“We have to live in Dallas.”
When Texas Longhorns head coach Tom Herman told the Dallas Morning News of his plans for recruiting the Metroplex as his transition class signed more than two years ago, he did so with a limited track record of success recruiting that area with the Houston Cougars.
Up until recent days, Herman’s Texas program continued those trends, landing only six Metroplex-area recruits in the 2017, 2018, 2019, and 2020 classes combined. And that’s including 2019 wide receiver signee Kennedy Lewis, who hails from Melissa, a small town just north of McKinney.
By contrast, Oklahoma currently boasts seven pledges from that same geographical footprint, 70 percent of the 2020 recruiting class for the Sooners. Four of those players hold offers from the Longhorns.
The calculations of Darius Terrell at The Football Brainiacs indicate that of the 107 players signed by Herman, only seven of them have come from the Metroplex — a mere 6.5 percent.
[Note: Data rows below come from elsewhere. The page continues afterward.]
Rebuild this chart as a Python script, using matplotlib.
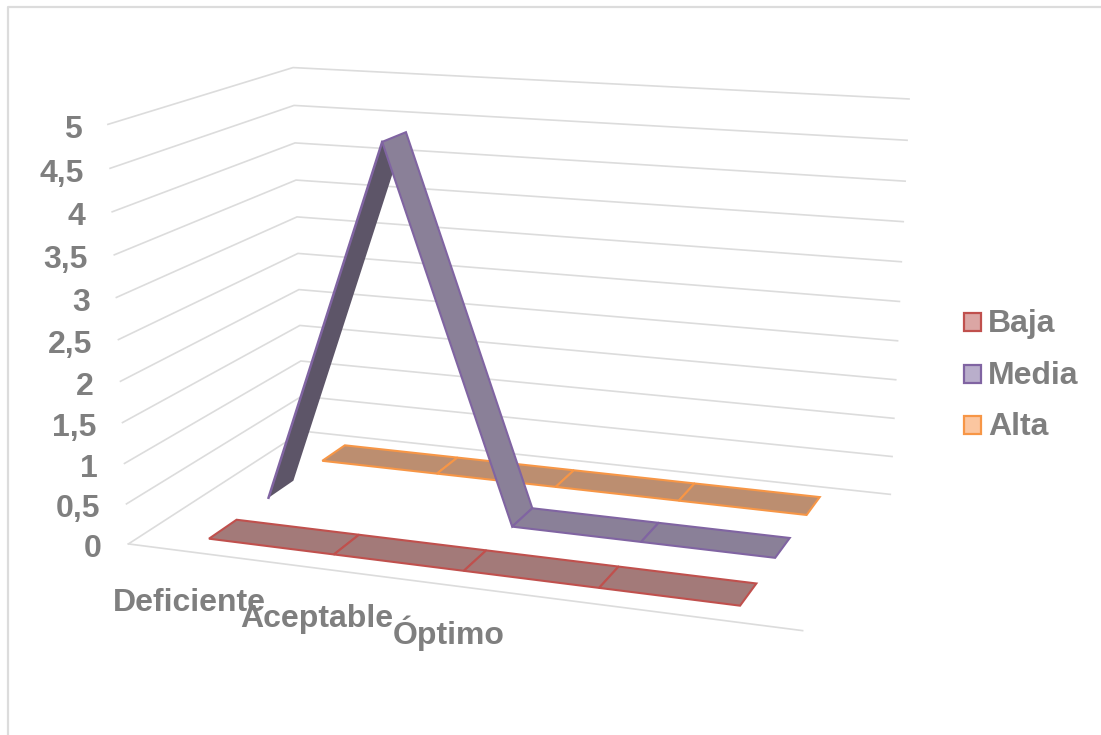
import numpy as np
import matplotlib
matplotlib.use('Agg')
import matplotlib.pyplot as plt
from matplotlib.patches import Polygon, Rectangle

categorias = ['Deficiente', 'Aceptable', 'Óptimo', '', '']
baja = [0, 0, 0, 0, 0]
media = [0, 4.6, 0, 0, 0]
alta = [0, 0, 0, 0, 0]
series_nombres = ['Baja', 'Media', 'Alta']
ticks_valor = [0, 0.5, 1, 1.5, 2, 2.5, 3, 3.5, 4, 4.5, 5]
ticks_texto = ['0', '0,5', '1', '1,5', '2', '2,5', '3', '3,5', '4', '4,5', '5']

GRIS = '#7F7F7F'
LINEA = '#DCDCDC'
BORDES = ['#C0504D', '#8064A2', '#F79646']
RELLENOS = ['#A37A79', '#8A8098', '#BC8E70']
OSCURO = '#5D5568'
LEYENDA = ['#DBA6A4', '#B9AECB', '#FBC6A0']

plt.rcParams['font.family'] = ['Liberation Sans', 'DejaVu Sans']

# camara de la escena 3D: esquinas de la caja (x, serie, valor) y su posicion en pantalla
esquinas = [
    (0, 0, 0, 128, 543), (0, 3, 0, 303, 432), (5, 3, 0, 890, 494), (5, 0, 0, 803, 631),
    (0, 0, 5, 108, 125), (0, 3, 5, 293, 67), (5, 3, 5, 909, 99),
]
A, b = [], []
for X, Y, Z, u, v in esquinas:
    A.append([X, Y, Z, 1, 0, 0, 0, 0, -u * X, -u * Y, -u * Z])
    A.append([0, 0, 0, 0, X, Y, Z, 1, -v * X, -v * Y, -v * Z])
    b += [u, v]
p = np.linalg.lstsq(np.array(A, float), np.array(b, float), rcond=None)[0]
P = np.append(p, 1.0).reshape(3, 4)


def proy(x, s, z):
    q = P @ np.array([x, s, z, 1.0])
    return q[0] / q[2], q[1] / q[2]


fig = plt.figure(figsize=(11.01, 7.35), dpi=100)
ax = fig.add_axes([0, 0, 1, 1])
ax.set_xlim(0, 1101)
ax.set_ylim(735, 0)
ax.axis('off')

# marco del grafico
ax.plot([8, 8, 1101], [735, 7, 7], color=LINEA, lw=1.6)

# rejilla en las dos paredes y el suelo
n_cat = len(categorias)
n_ser = len(series_nombres)
for t in ticks_valor:
    pts = [proy(0, 0, t), proy(0, n_ser, t), proy(n_cat, n_ser, t)]
    ax.plot(*zip(*pts), color=LINEA, lw=1.2, solid_joinstyle='miter')
ax.plot(*zip(proy(0, 0, 0), proy(n_cat, 0, 0)), color=LINEA, lw=1.2)

for t, txt in zip(ticks_valor, ticks_texto):
    x, y = proy(0, 0, t)
    ax.text(x - 26.5, y + 13.5, txt, ha='right', va='baseline', fontsize=23, fontweight='bold', color=GRIS)

for i, txt in enumerate(categorias):
    x, y = proy(i + 0.5, 0, 0)
    ax.text(x, y + 59, txt, ha='center', va='baseline', fontsize=23, fontweight='bold', color=GRIS)


# cintas de cada serie, de atras hacia delante
def cinta(valores, s, borde, relleno, orden):
    s0, s1 = s + 0.3, s + 0.75
    for i in range(len(valores) - 1):
        a, c = i + 0.5, i + 1.5
        va, vc = valores[i], valores[i + 1]
        pol = [proy(a, s0, va), proy(c, s0, vc), proy(c, s1, vc), proy(a, s1, va)]
        if vc > va:
            # el tramo que sube deja ver su cara inferior, mas oscura
            ax.add_patch(Polygon(pol, closed=True, facecolor=OSCURO, edgecolor='none', zorder=orden))
            ax.plot(*zip(pol[0], pol[1]), color=borde, lw=1.8, zorder=orden)
        else:
            ax.add_patch(Polygon(pol, closed=True, facecolor=relleno, edgecolor=borde, lw=1.5,
                                 joinstyle='miter', zorder=orden + 0.1))


cinta(alta, 2, BORDES[2], RELLENOS[2], 3)
cinta(media, 1, BORDES[1], RELLENOS[1], 4)
cinta(baja, 0, BORDES[0], RELLENOS[0], 5)

# leyenda
for nombre, y, borde, cara in zip(series_nombres, [313, 365, 416], BORDES, LEYENDA):
    ax.add_patch(Rectangle((963.5, y), 17.5, 17.5, facecolor=cara, edgecolor=borde, lw=1.6))
    ax.text(988, y + 18.5, nombre, ha='left', va='baseline', fontsize=23, fontweight='bold', color=GRIS)

fig.savefig('out.png', dpi=100)
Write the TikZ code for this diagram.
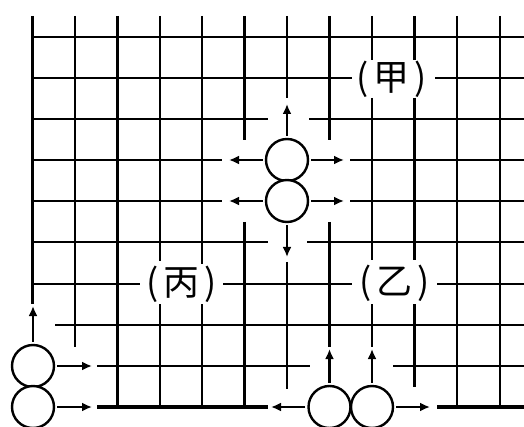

As a result, there were significant concerns about Texas recruiting efforts in that talent-laden area, especially after Herman opted to retain all of his assistants, effectively entrusting any improvement to quality control coach Ra’Shaad Samples, the son of legendary Metroplex high school head coach Reginald Samples, who is now at Duncanville.
The younger Samples played at Dallas Skyline and is now a primary recruiter for the Horns in the Metroplex, even though he can’t go off campus. As Texas missed on some targets in the Dallas-Fort Worth area earlier in the 2020 cycle, his importance increased due to his connections to Duncanville standouts like Chris Thompson Jr. and Ja’Quinden Jackson.
A recent graduate of Houston, Samples has been on the Longhorns staff for less than 16 months, but he’s already earned a reputation as a “grinder” who has a deep knowledge of the area despite his youth. He grew up there and he’s remained entrenched in the community even after leaving for Oklahoma State and then Houston.
Last week, Samples landed his first major coup — a pledge from Jackson, the dynamic quarterback who nearly led his team to a state championship last December, only to fall on a last-second Hail Mary by Galena Park North Shore.
Jackson’s commitment gives Texas a needed second quarterback in the 2020 class following the transfers of Shane Buechele and Cameron Rising and a strong complement to Lake Travis standout Hudson Card. Both are versatile players who could contribute at other positions if quarterback doesn’t work out — Card was an excellent receiver for most of his sophomore season and Jackson projects favorably at a number of other positions, including wide receiver, tight end, and linebacker.
More than that, Jackson is ranked as the No. 55 player nationally and the No. 6 player in Texas, according to the 247Sports Composite rankings, so he’s an elite prospect who could help the Longhorns land other targets in the 2020 class, like his teammate Thompson.
The hope for Herman and his staff is that Jackson helps make Austin a desirable destination once again for Metroplex recruits to stop the flow of prospects north over the Red River or southeast to SEC schools.
Samples continued his burst of success, too, as Texas landed a commitment from 2021 Dallas Skyline wide receiver Quay Davis on Sunday. He’s another top-100 prospect who is an emerging home run threat on short passes or deep routes due to his explosiveness and tackle-breaking ability. Davis is also the first pledge in his class for the Longhorns.
The work is hardly finished, however, as Thompson looms as perhaps the key target in the secondary right now, while Arlington cornerback Jahari Rogers increasingly looks like a potential addition to the 2020 class. Securing a commitment and eventual signature from Highland Park edge rusher Prince Dorbah, the likely B-backer take in the cycle, is another major priority.
In the 2021 class, the top five prospects are all from the Dallas-Fort Worth area, including another Duncanville star, offensive tackle Savion Byrd, and the nation’s top dual-threat quarterback, Dallas Parish Episcopal’s Preston Stone. The narrative is still forming in that cycle, but the early returns suggest that success in that area will have a large impact on whether the Texas class accomplishes its objectives.
Even without noted Metroplex recruiter David Beaty on the support staff yet, the commitments of Jackson and Davis provide some important evidence that the work of Samples is starting to change the recruiting landscape in the one area where Herman and his staff have struggled ever since the Texas head coach assembled the group at Houston.
If the momentum continues, Samples could quickly cement himself as a rising star in the recruiting world, just as Director of Recruiting Bryan Carrington has in the last year and a half.